How are you guys managing tap-google-analytics tha...
# plugins-general
d
How are you guys managing tap-google-analytics that doesn't support state for incremental data? Running it as-is will create duplicate rows since it runs full table replication.
d
@daniel_pettersson What loader are you using? As you point out, tap-google-analytics doesn't currently do incremental replication, but loaders are still usually capable of deduplicating records by upserting based on each stream's
key_properties
, which is set to the
ga_date
column on streams for reports that include a
ga:date
metric.
d
Postgres and bigquery
Mostly bigquery
d
Note that incremental replication should not be too hard to add per https://gitlab.com/meltano/tap-google-analytics/-/issues/6, if you were interested in contributing it 🙂
Ah OK, then the issue would appear to be that BigQuery can't upsert, so then you're dependent on the incremental loading behavior of the tap
Note that you would still see duplicate records at incremental replication boundaries even then: https://meltano.slack.com/archives/CFG3C3C66/p1602522150168400
@daniel_parker Instead of manually loading from the GA API to BigQuery, have you considered https://support.google.com/analytics/answer/9358801?hl=en?

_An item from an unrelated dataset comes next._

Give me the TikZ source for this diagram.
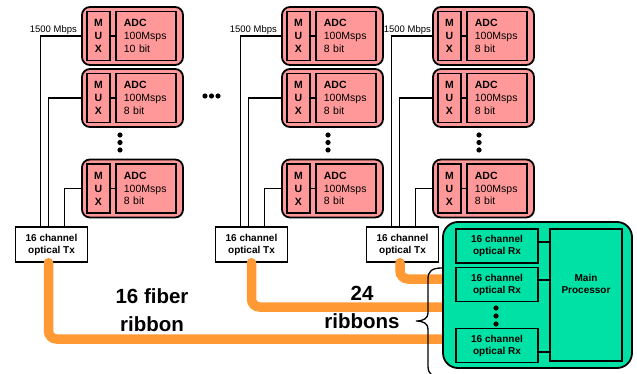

To get this to work with tap-google-analytics and target-bigquery, we'd need to add incremental replication to the tap, plus a setting to find new/changed records exclusively of the replication key date (like https://meltano.com/plugins/extractors/bigquery.html#start-always-inclusive does for tap-bigquery).
It's made a little trickier by the fact that a report for the current day will already show up in the morning, but will still go up during the day, so if you can't upsert in the destination, you'd probably want to exclude incomplete records entirely, getting only data up until yesterday
Which is behavior you can realize yourself by dynamically adjusting the start_date and end_date settings. You could make sure your pipeline runs once a day, and sets both to yesterday's YYYY-MM-DD timestamp
That is, assuming you're only interested in daily reports.
When using the tap with a target that can do upserts, though, there's no reason to worry about the boundary and it may be useful to have incomplete records loaded during the day, so if we were to add incremental replication to the tap, we'd probably still want a setting to make it work properly with targets that can't upsert
d
Hmm, alright, sound like a bit of a hassle. Maybe connecting GA v4 with bigquery would be easier than this
d
It probably will be, looks like tap-google-analytics and target-bigquery are not a great match (right now)
d
Yeah, will take a look tomorrow, thanks for the pointers!
Hey again, how would I set dynamic dates in schedule or the config for the tap? I'm referring to yesterday's YYYY-MM-DD.
d
@daniel_parker How much control do you have over the execution environment of
meltano elt
? If you can run code there, can generate timestamps and feed them to the tap through the
TAP_GOOGLE_ANALYTICS_{START,END}_DATE
env vars
Whatever you're using to execute
meltano elt
on a daily schedule (Airflow, cron, systemd), you can likely configure it to run a script that sets those env vars before running the pipeline itself.
d
Full control, running it on GKE, airflow scheduler. Alright 👍
d
Perfect, then you should be able to modify the DAG generator at
orchestrate/dags/meltano.py
to your liking. Let me know how it goes!
x
Hi @daniel_pettersson ! I know this post is a bit too old, but I am wondering if you have solved the incremental replication for
tap-google-analytics
? I am facing exactly the same issue, would be great if you could share some hints, thank you!